Both Amazon and Somerhalder recognize that sustainability often comes with a price. “It creates a socio-economic divide,” says Somerhalder. “I grew up very poor in Southeastern Louisiana. We had everything we needed, but a lot of people can’t afford organic. We need to move to a space where everyone can. How do you do that at scale? With programs like these, prices fall precipitously for the consumer, and farmers continue to make more money. Building farmer prosperity while producing oxygen and sequestering enormous amounts of carbon is the way of the future.”
“These certifications became incredibly problematic in the organic space because you could also start to buy them. Amazon is addressing 19 certifications, allowing for a very wide range of products that fall into those categories. I’m excited to be a part of this with Amazon because these certifications have meaning. There’s an understanding behind them, and they’re designed ultimately to give a consumer more choices while giving producers, retailers, and wholesalers an opportunity to actually flourish.
So besides shopping at Amazon, does Somerhalder have any other advice for aspiring eco-warriors? “It’s as simple as turning off the lights when you leave the house,” he recommends. “The dog does not have to watch television while you’re gone all day. When you’re brushing your teeth, turn the water off. We can save up to 600 million gallons or so a day in the United States, just by people being more mindful when brushing their teeth or when shaving. Unplug appliances that are pulling a little bit of power when not in use. It may not seem like much, but at scale, that makes a huge difference. Buy organic as much as you can. Drive a more fuel-efficient car. Lean away from companies that are using virgin plastics. Shop local. The amount of carbon you save, the number of preservatives and chemicals that you keep out of the food chain can be enormous. Make sure that you and your community are recycling.”
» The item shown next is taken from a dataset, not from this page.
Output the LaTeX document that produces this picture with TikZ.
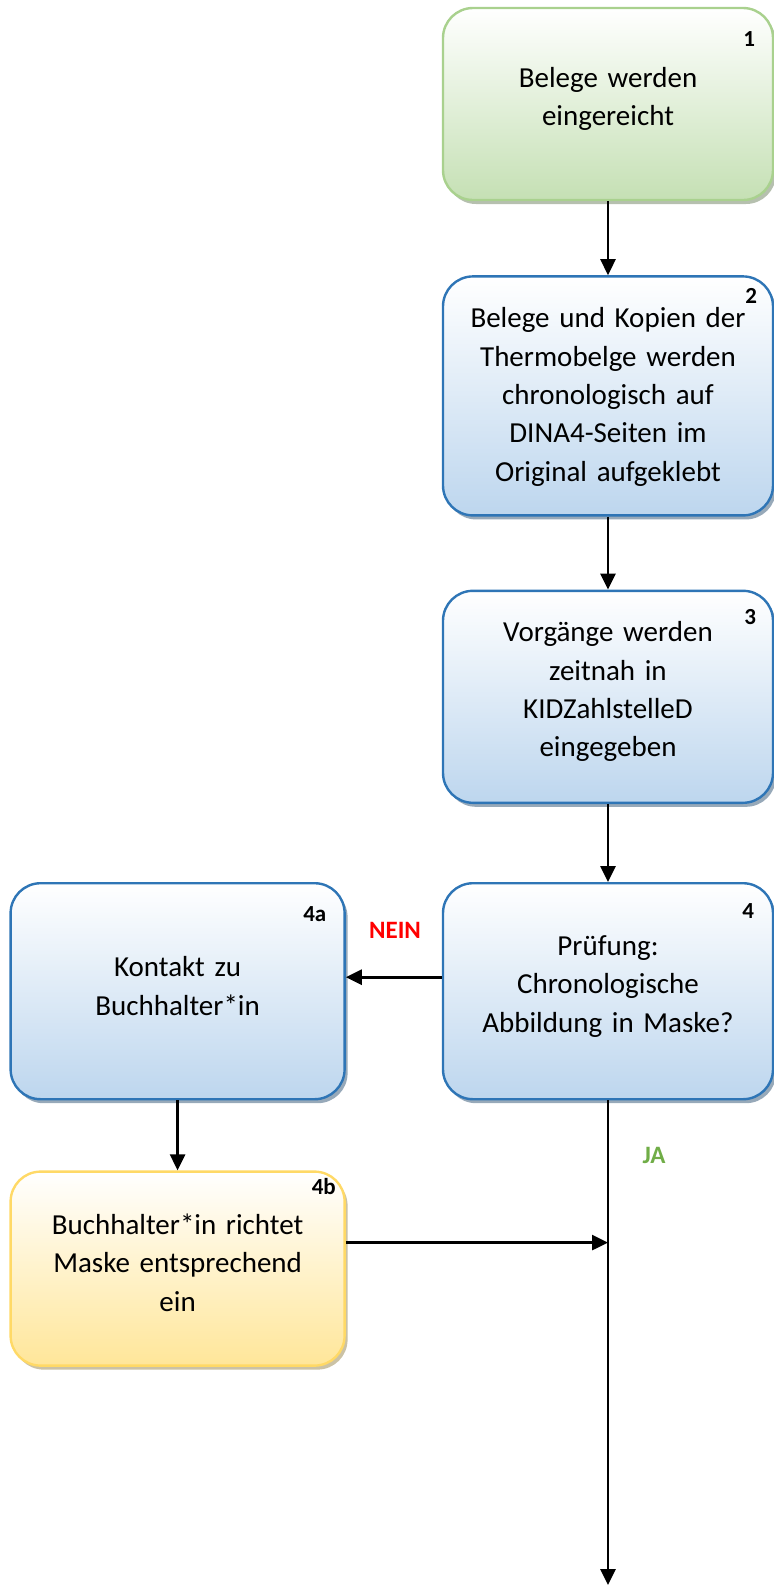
\documentclass[tikz,border=0pt]{standalone}
\usepackage{fontspec}
\setmainfont{Carlito}[WordSpace=0.9]
\usepackage{xcolor}
\usepackage{tikz}
\usetikzlibrary{positioning, shadows}
\usetikzlibrary{arrows.meta}
\tikzset{>={Triangle[width=7.5pt,length=8pt]}}
\definecolor{blueD}{RGB}{46,117,182}
\definecolor{blueF}{RGB}{189,214,238}
\definecolor{greenD}{RGB}{169,209,142}
\definecolor{greenF}{RGB}{197,224,180}
\definecolor{yellowD}{RGB}{255,217,102}
\definecolor{yellowF}{RGB}{255,230,153}
\definecolor{jagreen}{RGB}{112,173,71}

\begin{document}
\begin{tikzpicture}[x=0.5pt, y=-0.5pt, line width=1.3pt,
    box/.style={rectangle, rounded corners=15pt, line width=1.2pt, minimum width=165pt, draw=#1D, top color=white, bottom color=#1F, drop shadow={shadow xshift=1.5pt, shadow yshift=-2pt, fill=#1D!55!black, opacity=0.45}},
    txt/.style={draw=none, fill=none, text width=162pt, align=center, font=\fontsize{14.5}{19.2}\selectfont},
    num/.style={draw=none, fill=none, inner sep=0pt, font=\fontsize{11.5}{13}\selectfont\bfseries},
    answer/.style={draw=none, fill=none, inner sep=0pt, font=\fontsize{12.5}{14}\selectfont\bfseries}]
    \useasboundingbox (0,0) rectangle (774,1587);

    %Nodes
    \node[box=green, minimum height=96pt](b1) at (608,104){};
    \node[box=blue, minimum height=119.5pt](b2)[below=37pt of b1]{};
    \node[box=blue, minimum height=106pt](b3)[below=36.5pt of b2]{};
    \node[box=blue, minimum height=108pt](b4)[below=39pt of b3]{};
    \node[box=blue, minimum height=108pt, minimum width=167pt](b4a)[left=48pt of b4]{};
    \node[box=yellow, minimum height=97pt, minimum width=167pt](b4b)[below=35pt of b4a]{};

    \node[txt](t1) at ([yshift=2.5pt]b1){Belege werden\\ eingereicht};
    \node[txt](t2) at ([yshift=-0.5pt]b2){Belege und Kopien der\\ Thermobelge werden\\ chronologisch auf\\ DINA4-Seiten im\\ Original aufgeklebt};
    \node[txt](t3) at ([yshift=2.5pt]b3){Vorgänge werden\\ zeitnah in\\ KIDZahlstelleD\\ eingegeben};
    \node[txt](t4) at ([yshift=2.5pt]b4){Prüfung:\\ Chronologische\\ Abbildung in Maske?};
    \node[txt](t4a) at ([yshift=2.5pt]b4a){Kontakt zu\\ Buchhalter*in};
    \node[txt](t4b) at ([yshift=3pt]b4b){Buchhalter*in richtet\\ Maske entsprechend\\ ein};

    \node[num](n1) at ([xshift=-12.5pt,yshift=-16pt]b1.north east){1};
    \node[num](n2) at ([xshift=-11.5pt,yshift=-10.5pt]b2.north east){2};
    \node[num](n3) at ([xshift=-12pt,yshift=-13.5pt]b3.north east){3};
    \node[num](n4) at ([xshift=-13pt,yshift=-14.5pt]b4.north east){4};
    \node[num](n4a) at ([xshift=-15.5pt,yshift=-16pt]b4a.north east){4a};
    \node[num](n4b) at ([xshift=-11pt,yshift=-8pt]b4b.north east){4b};

    \node[answer, text=red](nein) at (395,930){NEIN};
    \node[answer, text=jagreen](ja) at (654,1155){JA};

    \coordinate (tap) at ([yshift=13pt]b4b.east);
    \coordinate (join) at (tap -| b4.south);
    \coordinate (out) at (608,1585);

    %Lines
    \draw[->] (b1.south) -- (b2.north);
    \draw[->] (b2.south) -- (b3.north);
    \draw[->] (b3.south) -- (b4.north);
    \draw[->] ([yshift=7pt]b4.west) -- ([yshift=7pt]b4a.east);
    \draw[->] (b4a.south) -- (b4b.north);
    \draw[->] (tap) -- (join);
    \draw[->] (b4.south) -- (out);

\end{tikzpicture}
\end{document}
“Every dollar we spend is a hard-earned dollar,” says Somerhalder. “Smart, empowered, conscious consumerism will change the global climate crisis. When we leave our home, we have the power to vote with that dollar. What companies are we going to spend our money on? Are those companies good stewards of the environment, up and down their supply chain? Do they do their best at taking care of their people and the planet around them? When big corporations feel the pinch, things will change. The future of business is a triple bottom line: people, planet, and profit.”